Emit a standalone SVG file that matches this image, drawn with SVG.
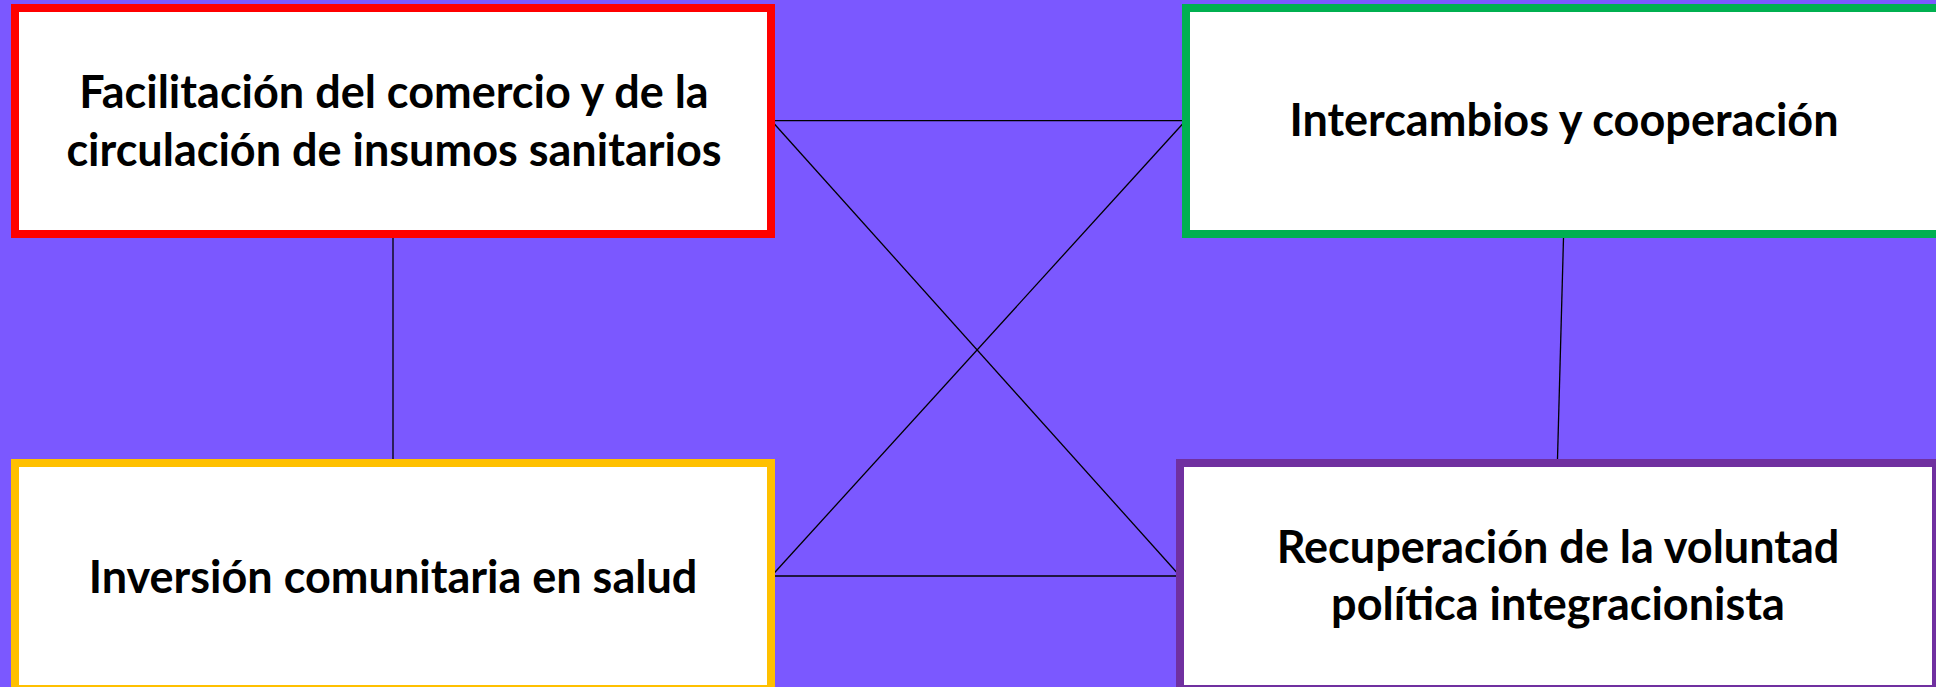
<svg xmlns="http://www.w3.org/2000/svg" width="1936" height="687" viewBox="0 0 1936 687">
<style>
.box{fill:#ffffff;stroke-width:8}
.t{font-family:Lato,"Open Sans","Liberation Sans",sans-serif;font-weight:bold;font-size:45px;fill:#000000;text-anchor:middle}
.c{stroke:#000000;stroke-width:1.3;fill:none}
</style>
<rect x="0" y="0" width="1936" height="687" fill="#7B58FF"/>
<g id="connectors">
<line class="c" x1="771.5" y1="120.7" x2="1185.5" y2="120.7"/>
<line class="c" x1="771.5" y1="576" x2="1180" y2="576"/>
<line class="c" x1="771.5" y1="120.7" x2="1180" y2="576"/>
<line class="c" x1="1185.5" y1="120.7" x2="771.5" y2="576"/>
<line class="c" x1="393" y1="238" x2="393" y2="459"/>
<line class="c" x1="1563.5" y1="238" x2="1557.5" y2="459"/>
</g>
<g id="node-facilitacion">
<rect class="box" x="15" y="8" width="756" height="226" stroke="#FF0000"/>
<text class="t" x="394" y="108">Facilitación del comercio y de la</text>
<text class="t" x="394" y="166">circulación de insumos sanitarios</text>
</g>
<g id="node-intercambios">
<rect class="box" x="1186" y="8" width="756" height="226" stroke="#00B050"/>
<text class="t" x="1564" y="136">Intercambios y cooperación</text>
</g>
<g id="node-inversion">
<rect class="box" x="15" y="463" width="756" height="226" stroke="#FFC000"/>
<text class="t" x="393" y="593">Inversión comunitaria en salud</text>
</g>
<g id="node-recuperacion">
<rect class="box" x="1180" y="463" width="756" height="226" stroke="#7030A0"/>
<text class="t" x="1558" y="563">Recuperación de la voluntad</text>
<text class="t" x="1558" y="620">política integracionista</text>
</g>
</svg>
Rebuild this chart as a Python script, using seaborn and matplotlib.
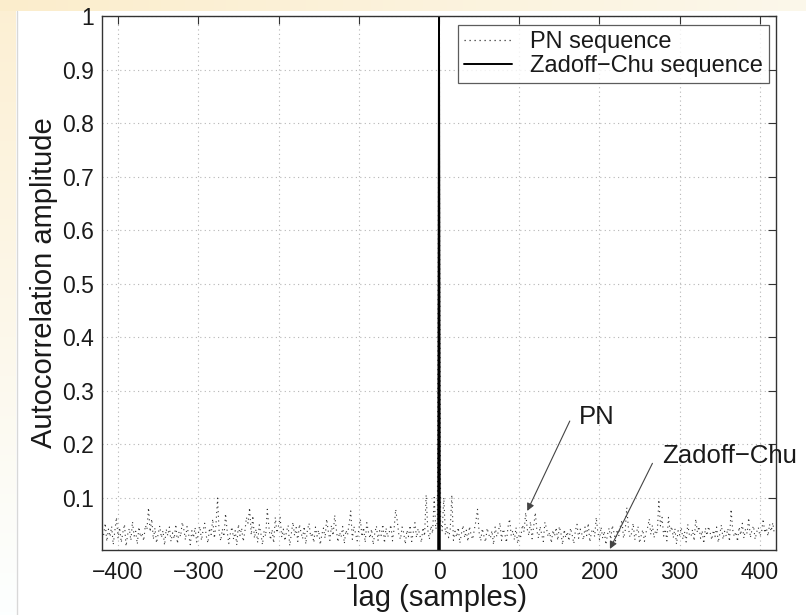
import numpy as np
import pandas as pd
import seaborn as sns
import matplotlib
matplotlib.use("Agg")
import matplotlib.pyplot as plt
from matplotlib.lines import Line2D

# ---------------- data ----------------
# PN sequence autocorrelation amplitude, sampled every 2 lags
pn_lags_neg = list(range(-418, 0, 2))   # -418 ... -2
pn_neg = [
    .030, .052, .018, .041, .027, .046, .012, .038, .063, .024,
    .044, .016, .035, .050, .009, .031, .042, .020, .055, .028,
    .037, .013, .045, .026, .034, .019, .048, .040, .081, .036,
    .060, .022, .043, .015, .032, .047, .025, .038, .011, .041,
    .029, .045, .018, .034, .023, .050, .014, .036, .027, .054,
    .040, .021, .046, .031, .012, .038, .025, .044, .017, .033,
    .046, .020, .039, .052, .028, .015, .043, .031, .060, .024,
    .048, .099, .035, .019, .041, .027, .070, .037, .014, .033,
    .045, .022, .038, .011, .050, .029, .043, .018, .036, .063,
    .052, .081, .030, .066, .024, .041, .016, .049, .033, .012,
    .037, .028, .078, .045, .021, .040, .015, .063, .034, .047,
    .063, .026, .041, .019, .037, .048, .010, .033, .054, .029,
    .044, .018, .050, .035, .023, .046, .013, .039, .052, .027,
    .034, .016, .045, .028, .039, .012, .031, .043, .024, .060,
    .037, .020, .048, .029, .067, .041, .017, .035, .026, .046,
    .014, .039, .030, .051, .075, .022, .046, .033, .019, .040,
    .060, .027, .044, .016, .053, .036, .024, .041, .012, .034,
    .047, .020, .038, .029, .050, .015, .043, .026, .035, .049,
    .019, .041, .078, .056, .030, .022, .045, .034, .013, .039,
    .027, .048, .018, .036, .053, .025, .042, .031, .016, .044,
    .028, .105, .040, .022, .047, .033, .100, .041, .054,
]
pn_center_lag = [0]
pn_center = [1.0]
pn_lags_pos = list(range(2, 419, 2))    # 2 ... 418
pn_pos = [
    .055, .038, .100, .030, .044, .025, .041, .105, .020, .037,
    .026, .044, .015, .033, .048, .025, .039, .018, .046, .030,
    .022, .040, .056, .078, .035, .019, .042, .028, .017, .043,
    .031, .024, .038, .012, .045, .027, .036, .053, .020, .041,
    .033, .016, .045, .060, .029, .038, .021, .044, .014, .032,
    .027, .049, .036, .072, .041, .029, .055, .023, .046, .072,
    .038, .024, .046, .031, .018, .054, .042, .027, .035, .015,
    .039, .028, .044, .020, .046, .033, .012, .040, .025, .036,
    .019, .043, .030, .014, .038, .050, .024, .041, .032, .021,
    .045, .029, .052, .017, .036, .041, .027, .063, .034, .022,
    .045, .024, .037, .012, .031, .043, .022, .048, .035, .019,
    .040, .028, .046, .058, .024, .037, .081, .044, .026, .033,
    .052, .021, .034, .046, .015, .029, .040, .018, .035, .044,
    .060, .031, .048, .025, .039, .033, .096, .047, .063, .028,
    .041, .019, .063, .036, .046, .025, .042, .013, .038, .030,
    .044, .022, .036, .017, .050, .031, .027, .040, .019, .060,
    .035, .046, .024, .038, .014, .043, .029, .046, .034, .021,
    .039, .027, .045, .016, .033, .049, .022, .037, .028, .042,
    .018, .078, .040, .027, .036, .018, .045, .030, .052, .024,
    .041, .033, .062, .025, .039, .047, .022, .036, .044, .028,
    .035, .060, .034, .043, .028, .050, .037, .053, .031,
]

# Zadoff-Chu: ideal autocorrelation (1 at lag 0, 0 elsewhere)
zc_lags = [-419, -1, 0, 1, 419]
zc_vals = [0.0, 0.0, 1.0, 0.0, 0.0]

series_names = ["PN sequence", "Zadoff\u2212Chu sequence"]
x_ticks = [-400, -300, -200, -100, 0, 100, 200, 300, 400]
y_ticks = [0.1, 0.2, 0.3, 0.4, 0.5, 0.6, 0.7, 0.8, 0.9, 1.0]
y_tick_labels = ["0.1", "0.2", "0.3", "0.4", "0.5", "0.6", "0.7", "0.8", "0.9", "1"]

# ---------------- figure ----------------
sns.set_theme(style="white")
plt.rcParams["font.family"] = ["Liberation Sans", "DejaVu Sans"]

W, H = 806, 615
fig = plt.figure(figsize=(W / 100, H / 100), dpi=100)
fig.patch.set_facecolor("white")

# slide-like cream band on top and at the left
bg = fig.add_axes([0, 0, 1, 1], zorder=-10)
bg.set_axis_off()
grad_top = np.linspace(0, 1, 200)[None, :]
bg.imshow(np.dstack([np.full((1, 200), 0.985), 0.93 + 0.04 * grad_top, 0.80 + 0.12 * grad_top]),
          extent=[0, W, H - 11, H], aspect="auto")
grad_left = np.linspace(0, 1, 200)[:, None]
left_rgb = np.dstack([np.full((200, 1), 0.99), 0.94 + 0.06 * grad_left, 0.83 + 0.17 * grad_left])
bg.imshow(left_rgb, extent=[0, 16, 0, H - 11], aspect="auto")
bg.plot([16.5, 16.5], [0, H - 11], color="#d8d8d8", lw=1)
bg.set_xlim(0, W)
bg.set_ylim(0, H)

ax = fig.add_axes([102 / W, 1 - 550 / H, (776 - 102) / W, (550 - 16) / H])
ax.set_facecolor("white")

df_pn = pd.DataFrame({
    "lag": pn_lags_neg + pn_center_lag + pn_lags_pos,
    "amp": pn_neg + pn_center + pn_pos,
})
df_zc = pd.DataFrame({"lag": zc_lags, "amp": zc_vals})

pn_style = dict(color="#333333", lw=0.8, linestyle=(0, (1, 3.2)))
zc_style = dict(color="black", lw=1.4, linestyle="-")

sns.lineplot(data=df_pn, x="lag", y="amp", ax=ax, errorbar=None, legend=False, **pn_style)
sns.lineplot(data=df_zc, x="lag", y="amp", ax=ax, errorbar=None, legend=False, **zc_style)

ax.set_xlim(-420, 420)
ax.set_ylim(0.002, 1.0)
ax.set_xticks(x_ticks)
ax.set_yticks(y_ticks)
ax.set_yticklabels(y_tick_labels)

ax.grid(True, color="#b5b5b5", linestyle=(0, (1, 3)), lw=0.8)
for s in ax.spines.values():
    s.set_color("#333333")
    s.set_linewidth(1.0)
ax.tick_params(axis="both", direction="in", length=6, width=0.8, color="#333333",
               top=True, right=True, labelsize=16.5, labelcolor="#1a1a1a")
ax.tick_params(axis="x", pad=8)
ax.tick_params(axis="y", pad=6)

ax.set_xlabel("lag (samples)", fontsize=21, color="#1a1a1a", labelpad=0)
ax.set_ylabel("Autocorrelation amplitude", fontsize=21, color="#1a1a1a", labelpad=3)

handles = [Line2D([], [], color="#333333", lw=0.9, linestyle=(0, (1, 3))),
           Line2D([], [], **zc_style)]
leg = ax.legend(handles, series_names, loc="upper right", bbox_to_anchor=(0.99, 0.983),
                borderaxespad=0, fontsize=17, frameon=True, fancybox=False,
                handlelength=2.0, handletextpad=0.8, borderpad=0.25, labelspacing=0.08)
leg.get_frame().set_edgecolor("#333333")
leg.get_frame().set_linewidth(0.9)
for t in leg.get_texts():
    t.set_color("#1a1a1a")

arrow_kw = dict(arrowstyle="-|>", color="#444444", lw=0.8, mutation_scale=11,
                shrinkA=0, shrinkB=0)
ax.annotate("", xy=(110, 0.075), xytext=(163, 0.243), arrowprops=arrow_kw)
ax.text(197, 0.25, "PN", fontsize=18.5, ha="center", va="center", color="#1a1a1a")
ax.annotate("", xy=(213, 0.004), xytext=(266, 0.164), arrowprops=arrow_kw, annotation_clip=False)
ax.text(278, 0.178, "Zadoff\u2212Chu", fontsize=18.5, ha="left", va="center",
        color="#1a1a1a", clip_on=False)

fig.savefig("out.png", dpi=100)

• • • • •

• [PROBLEM STATEMENT]
Keep the pictures out, and extract only the lines that begin at the one containing "Rebuild this chart" and end at the one containing "from matplotlib.lines import Line2D", inclusive.

• [ANSWER TO THE PROBLEM]
Rebuild this chart as a Python script, using seaborn and matplotlib.
import numpy as np
import pandas as pd
import seaborn as sns
import matplotlib
matplotlib.use("Agg")
import matplotlib.pyplot as plt
from matplotlib.lines import Line2D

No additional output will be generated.